Ivanhoe Mines seeking strategic partner to mine more copper in Congo

Friedland at the Investing in African Mining Indaba in Cape Town. (Photo by Henry Lazenby.)

Ivanhoe Mines (TSX: IVN) is in talks with potential partners to develop copper assets in the Democratic Republic of Congo (DRC), as the world faces a global copper shortage, fuelled by fresh challenges to supply streams and higher demand.

“We’re in all kinds of strategic discussions and you know, most of the most interesting investors tend to be sovereign investors,” Ivanhoe Mines founder Robert Friedland told Bloomberg TV. “We only want to do things that help it to grow.”

The shift toward decarbonization will require vast amounts of copper to produce electric vehicles (EVs), extend transmission lines and install new wires in renewable power sources.

Very few major copper mines have started operations in recents years, with only two opened between 2017 and 2021, according to the International Copper Study Group (ICSG).

While there are now four mines coming on stream or ramping up almost simultaneously — Kamoa-Kakula in Congo, Quellaveco in Peru and Quebrada Blanca II and Spence-SGO in Chile — main market players are still predicting a massive supply shortfall by 2030.

Speaking this week in South Africa at the Indaba conference, Friedland said 700 million tonnes of copper had been mined in human history and a further 700 million tonnes would be needed in the next 22 years just to keep annual global growth rates of 3%.

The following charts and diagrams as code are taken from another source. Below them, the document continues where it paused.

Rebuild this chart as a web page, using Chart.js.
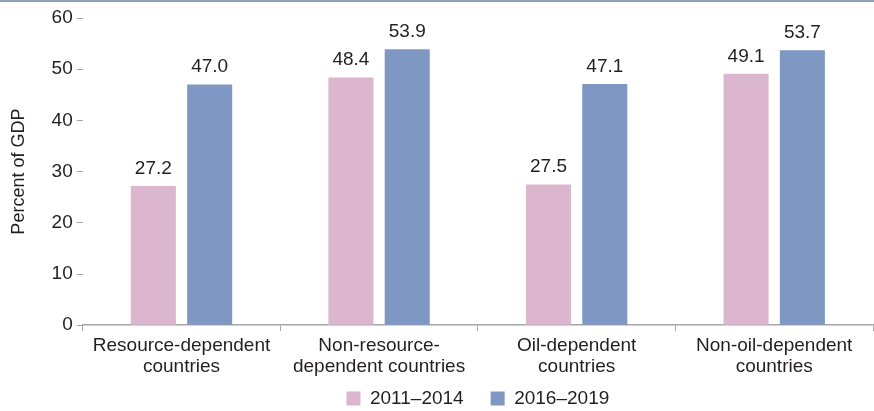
<!DOCTYPE html>
<html>
<head>
<meta charset="utf-8">
<script src="https://cdn.jsdelivr.net/npm/chart.js@4/dist/chart.umd.min.js"></script>
<style>
  html, body { margin: 0; padding: 0; background: #fff; }
  #wrap { width: 874px; height: 411px; position: relative; }
</style>
</head>
<body>
<div id="wrap"><canvas id="chart"></canvas></div>
<script>
const categories = [
  ["Resource-dependent", "countries"],
  ["Non-resource-", "dependent countries"],
  ["Oil-dependent", "countries"],
  ["Non-oil-dependent", "countries"],
];
const seriesNames = ["2011\u20132014", "2016\u20132019"];
const values2011 = [27.2, 48.4, 27.5, 49.1];
const values2016 = [47.0, 53.9, 47.1, 53.7];
const yTicks = [0, 10, 20, 30, 40, 50, 60];

const FONT = "'Liberation Sans', Arial, sans-serif";
const TEXT = "#231f20";

const barLabels = {
  id: "barLabels",
  afterDatasetsDraw(chart) {
    const ctx = chart.ctx;
    ctx.save();
    ctx.font = "19px " + FONT;
    ctx.fillStyle = TEXT;
    ctx.textAlign = "center";
    ctx.textBaseline = "bottom";
    chart.data.datasets.forEach((ds, i) => {
      chart.getDatasetMeta(i).data.forEach((bar, j) => {
        ctx.fillText(ds.data[j].toFixed(1), bar.x, bar.y - 8);
      });
    });
    ctx.restore();
  },
};

const topRule = {
  id: "topRule",
  beforeDraw(chart) {
    const ctx = chart.ctx;
    ctx.save();
    ctx.strokeStyle = "#8fa2b7";
    ctx.lineWidth = 2;
    ctx.beginPath();
    ctx.moveTo(0, 1);
    ctx.lineTo(chart.width, 1);
    ctx.stroke();
    ctx.restore();
  },
};

new Chart(document.getElementById("chart"), {
  type: "bar",
  data: {
    labels: categories,
    datasets: [
      {
        label: seriesNames[0],
        data: values2011,
        backgroundColor: "#dcb6cf",
        categoryPercentage: 0.57,
        barPercentage: 0.8,
      },
      {
        label: seriesNames[1],
        data: values2016,
        backgroundColor: "#7f97c3",
        categoryPercentage: 0.57,
        barPercentage: 0.8,
      },
    ],
  },
  options: {
    responsive: true,
    maintainAspectRatio: false,
    animation: false,
    layout: { padding: { top: 18, right: 1, left: 8, bottom: -7 } },
    plugins: {
      legend: {
        position: "bottom",
        fullSize: false,
        labels: {
          font: { family: FONT, size: 19 },
          color: TEXT,
          boxWidth: 14,
          boxHeight: 14,
          padding: 8,
          generateLabels(chart) {
            const items = Chart.defaults.plugins.legend.labels.generateLabels(chart);
            // extra room between the two legend entries
            items[0].text = items[0].text + "\u2003";
            return items;
          },
        },
      },
      tooltip: { enabled: false },
    },
    scales: {
      x: {
        grid: {
          offset: true,
          drawOnChartArea: false,
          drawTicks: true,
          tickLength: 6,
          tickColor: "#a6a6a6",
        },
        border: { display: true, color: "#a6a6a6", width: 1.5 },
        ticks: {
          font: { family: FONT, size: 19, lineHeight: 1.1 },
          color: TEXT,
          maxRotation: 0,
          autoSkip: false,
          padding: 4,
        },
      },
      y: {
        min: 0,
        max: 60,
        afterBuildTicks(axis) {
          axis.ticks = yTicks.map((v) => ({ value: v }));
        },
        grid: {
          drawOnChartArea: false,
          drawTicks: true,
          tickLength: 6,
          tickColor: "#a6a6a6",
        },
        border: { display: false },
        ticks: {
          font: { family: FONT, size: 19 },
          color: TEXT,
          padding: 4,
        },
        title: {
          display: true,
          text: "Percent of GDP",
          font: { family: FONT, size: 18 },
          color: TEXT,
          padding: { top: 0, bottom: 18 },
        },
      },
    },
  },
  plugins: [barLabels, topRule],
});
</script>
</body>
</html>
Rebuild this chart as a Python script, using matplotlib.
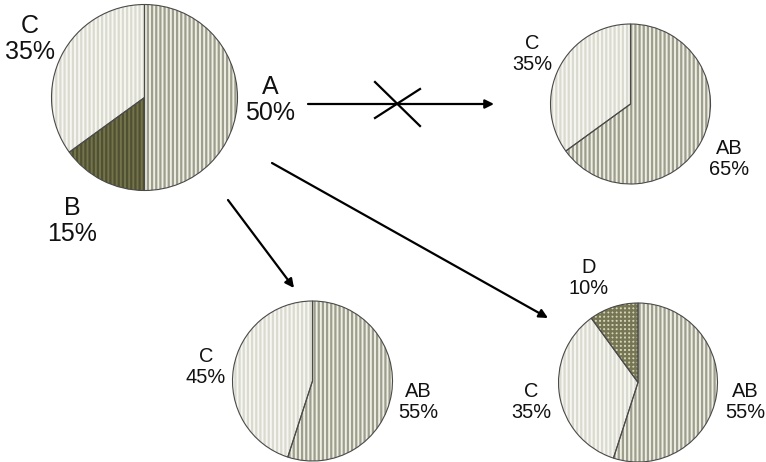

The mining veteran made his fortune from the Voisey’s Bay nickel project in Canada in the 1990s. Since then, he has been involved in some of the biggest mineral discoveries in the world, including the giant Oyu Tolgoi copper mine in Mongolia and the Kamoa-Kakula project in the DRC.

The Congolese copper mine produced 333,500 tonnes of the metal in 2022, more than double its output a year earlier. It’s currently undergoing an expansion (Phase 3), which will push production numbers up to 620,000 tonnes a year by 2024, when completed. 

Growing interest

Friedland is not alone in touting Africa as a copper haven. Eurasian Resources Group’s chief executive officer, Benedikt Sobotka, said earlier this week that the company would spend $1.8 billion to double its copper and cobalt output in the continent.

ERG produces 200,000 tonnes of copper and 25,000 tonnes of cobalt a year from its mines across the central African copperbelt.

The US government inked in January a memorandum of understanding to jointly develop a supply chain for EV batteries.

“It should have happened 30 years ago,” Friedland said. “Five American administrations slept walked through this requirement, and the Americans are remembering how critically important Africa is.”

Yet, the US government hasn’t added copper to its list of critical metals, he noted.

Chile is the world’s largest copper producer and accounted for 27% of global supply in 2021, according to the World Economic Forum. The country, however, is facing declining ore grades and climbing costs, recording a 7% year-on-year production decline in November. 

“Chile cannot grow their production for the new economy, they just can’t,” Friedland said. “Unless this is completely reinvented, there is no hope for an energy transition.”